In the early 1980s, California got the idea that adult video production was prostitution because directors were paying the performers to engage in sexual activities, and because the directors were arranging for the sex partners, their activities constituted pandering — an offense for which the minimum punishment was three years in prison with no possibility of probation.

The authorities in Los Angeles started charging the directors and agents with pandering. This tactic was about as effective as Prohibition was in the 1920s. Remember, however, that in those days, a scene couldn’t be shot with equipment that would fit in a suitcase, as is the case now.

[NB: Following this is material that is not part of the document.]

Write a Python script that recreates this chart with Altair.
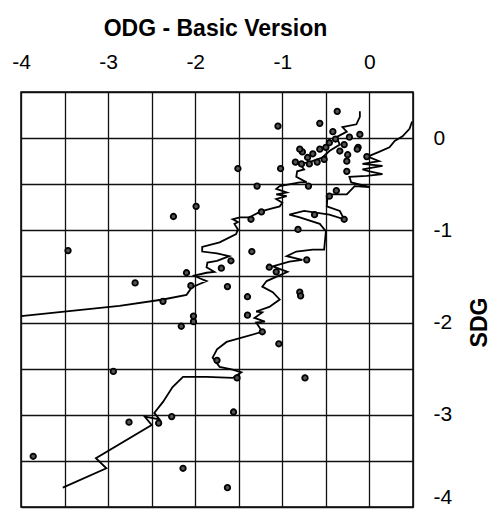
import altair as alt
import pandas as pd

# ---- data ----
grid_x = [-4, -3.5, -3, -2.5, -2, -1.5, -1, -0.5, 0, 0.5]
grid_y = [-4, -3.5, -3, -2.5, -2, -1.5, -1, -0.5, 0, 0.5]

pts_odg = [-0.37, -0.57, -0.42, -0.11, -0.23, -0.29, -0.13, -0.77, -0.80, -0.71,
           -0.65, -0.57, -0.50, -0.46, -0.39, -0.34, -0.25, -0.26, -0.26, -0.52,
           -0.60, -0.69, -0.78, -0.85, -1.05, -1.51, -1.02, -1.29, -0.70, -1.99,
           -2.25, -3.46, -0.46, -0.38, -0.82, -0.63, -0.29, -1.24, -1.36, -1.35,
           -0.72, -1.15, -1.07, -0.80, -1.40, -2.69, -2.10, -2.05, -1.70, -1.59,
           -1.63, -2.37, -2.02, -2.02, -2.16, -1.40, -1.23, -0.79, -1.04, -1.75,
           -1.52, -0.74, -2.94, -1.56, -2.27, -2.76, -2.42, -3.86, -2.14, -1.63,
           -0.03, -0.14]
pts_sdg = [0.29, 0.16, 0.07, 0.04, 0.01, -0.07, -0.10, -0.15, -0.12, -0.21,
           -0.17, -0.12, -0.10, -0.05, -0.01, -0.14, -0.18, -0.25, -0.36, -0.23,
           -0.26, -0.28, -0.28, -0.26, 0.13, -0.33, -0.33, -0.52, -0.52, -0.74,
           -0.85, -1.22, -0.63, -0.57, -0.99, -0.83, -0.88, -0.80, -0.88, -1.23,
           -1.32, -1.40, -1.45, -1.67, -1.72, -1.57, -1.46, -1.60, -1.41, -1.33,
           -1.61, -1.77, -1.93, -1.99, -2.04, -1.92, -2.10, -1.71, -2.23, -2.41,
           -2.60, -2.60, -2.53, -2.97, -3.02, -3.08, -3.09, -3.45, -3.58, -3.79,
           -0.20, -0.12]

curve_a_odg = [-4.00, -2.87, -2.37, -2.10, -2.04, -1.97, -1.87, -1.95, -2.01, -1.87,
               -1.78, -1.87, -1.86, -1.75, -1.61, -1.75, -1.92, -1.92, -1.72, -1.53,
               -1.51, -1.55, -1.51, -1.57, -1.49, -1.38, -1.26, -1.15, -1.03, -1.00,
               -1.07, -0.95, -1.07, -0.95, -1.07, -1.03, -0.80, -0.72, -0.84, -0.83,
               -0.75, -0.80, -0.69, -0.54, -0.46, -0.34, -0.38, -0.26, -0.31, -0.15,
               -0.11, -0.11]
curve_a_sdg = [-1.93, -1.82, -1.75, -1.70, -1.62, -1.59, -1.55, -1.52, -1.49, -1.46,
               -1.45, -1.40, -1.35, -1.33, -1.28, -1.25, -1.23, -1.18, -1.13, -1.04,
               -0.99, -0.93, -0.91, -0.88, -0.86, -0.86, -0.80, -0.77, -0.74, -0.70,
               -0.66, -0.63, -0.61, -0.59, -0.55, -0.52, -0.48, -0.48, -0.42, -0.36,
               -0.34, -0.28, -0.26, -0.21, -0.14, -0.07, 0.01, 0.07, 0.12, 0.15,
               0.23, 0.29]

curve_b_odg = [-3.52, -3.02, -3.14, -2.50, -2.58, -2.41, -2.47, -2.37, -2.26, -2.14,
               -1.87, -1.57, -1.47, -1.57, -1.72, -1.80, -1.75, -1.64, -1.23, -1.30,
               -1.20, -1.32, -1.23, -1.30, -1.15, -1.03, -1.11, -1.23, -1.18, -0.94,
               -1.11, -0.92, -0.77, -0.95, -0.84, -0.65, -0.52, -0.50, -0.57, -0.80,
               -0.92, -0.75, -0.46, -0.29, -0.34, -0.49, -0.48, -0.26, -0.17, 0.00,
               -0.21, -0.23, -0.03, 0.15, 0.00, -0.08, 0.15, -0.08, 0.11, -0.02,
               0.11, 0.23, 0.29, 0.38, 0.46, 0.49]
curve_b_sdg = [-3.79, -3.58, -3.47, -3.11, -3.02, -3.05, -2.98, -2.86, -2.70, -2.59,
               -2.59, -2.60, -2.54, -2.51, -2.48, -2.38, -2.29, -2.21, -2.10, -2.00,
               -1.99, -1.95, -1.89, -1.88, -1.83, -1.75, -1.67, -1.61, -1.55, -1.45,
               -1.39, -1.34, -1.32, -1.28, -1.23, -1.21, -1.21, -1.01, -0.93, -0.86,
               -0.83, -0.79, -0.83, -0.88, -0.79, -0.74, -0.61, -0.61, -0.52, -0.53,
               -0.48, -0.42, -0.41, -0.39, -0.36, -0.34, -0.30, -0.28, -0.25, -0.20,
               -0.15, -0.10, -0.03, 0.02, 0.10, 0.18]

# ---- tables ----
lines = pd.concat([
    pd.DataFrame({"odg": curve_a_odg, "sdg": curve_a_sdg, "curve": "a",
                  "idx": range(len(curve_a_odg))}),
    pd.DataFrame({"odg": curve_b_odg, "sdg": curve_b_sdg, "curve": "b",
                  "idx": range(len(curve_b_odg))}),
])
points = pd.DataFrame({"odg": pts_odg, "sdg": pts_sdg})

FONT = "Liberation Sans"
lab_expr = "datum.value % 1 == 0 ? '' + datum.value : ''"

x_enc = alt.X(
    "odg:Q",
    scale=alt.Scale(domain=[-4, 0.5], nice=False, zero=False),
    axis=alt.Axis(
        orient="top", values=grid_x, labelExpr=lab_expr, grid=True,
        tickSize=0, domain=False, labelPadding=30, labelBaseline="middle",
        labelFlush=False, labelOverlap=False, title="ODG - Basic Version",
        titleX=194, titleY=-64, titleAlign="center", titleBaseline="middle",
    ),
)
y_enc = alt.Y(
    "sdg:Q",
    scale=alt.Scale(domain=[-4, 0.5], nice=False, zero=False),
    axis=alt.Axis(
        orient="right", values=grid_y, labelExpr=lab_expr, grid=True,
        tickSize=0, domain=False, labelPadding=20, labelFlush=True,
        labelOverlap=False, title="SDG", titleAngle=270,
        titleX=66, titleY=230, titleAlign="center", titleBaseline="middle",
    ),
)

line_layer = alt.Chart(lines).mark_line(color="black", strokeWidth=1.8).encode(
    x=x_enc, y=y_enc, detail="curve:N", order="idx:Q"
)
point_layer = alt.Chart(points).mark_point(
    shape="circle", filled=True, fill="#555", stroke="black",
    strokeWidth=1.8, size=30, opacity=1, fillOpacity=1, strokeOpacity=1
).encode(x=x_enc, y=y_enc)

chart = (
    alt.layer(line_layer, point_layer)
    .properties(
        width=392, height=415,
        background="white",
        autosize=alt.AutoSizeParams(type="none"),
        padding={"left": 21, "top": 92, "right": 81, "bottom": 6},
    )
    .configure_view(stroke="black", strokeWidth=1.5)
    .configure_axis(
        gridColor="#111", gridWidth=1.3, gridOpacity=1,
        labelFont=FONT, labelFontSize=21, labelColor="black",
        titleFont=FONT, titleFontSize=23, titleFontWeight="bold", titleColor="black",
    )
)

chart.save("out.html", embed_options={"renderer": "svg", "actions": False})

Video cameras were not so sensitive, so lighting was required; movies had scripts (or the manufacturers would not release them), so a sound person was required; and video cameras were very large by today’s standards. But when the pandering prosecutions started, production did not stop. It just went underground. And it is a whole bunch easier to take it underground now than it was then, when all that is needed is the requisite number of performers and camera equipment that fits into a satchel. Shoots will happen in hotel rooms and nobody will know the better, just as they did in the 1980s until the California Supreme Court held that adult shoots were not prostitution (People vs. Freeman).

Hail To The Cheerleader

So, no matter what happens, Mr. Weinstein, who is a self-aggrandizing jerk, is going to lose in the long run, just as did The Woman’s Christian Temperance Union in the 1920s. Cities like Chicago, Kansas City and (of all places) Wichita thrived during Prohibition because of speakeasies and the jazz and the vice that went with it. Adult production will thrive, no matter what AHF does.

One final note: Although thus far unsuccessful, the legal team who is handling the case has acquitted itself impressively.

And Vivid should be applauded for bankrolling all of this.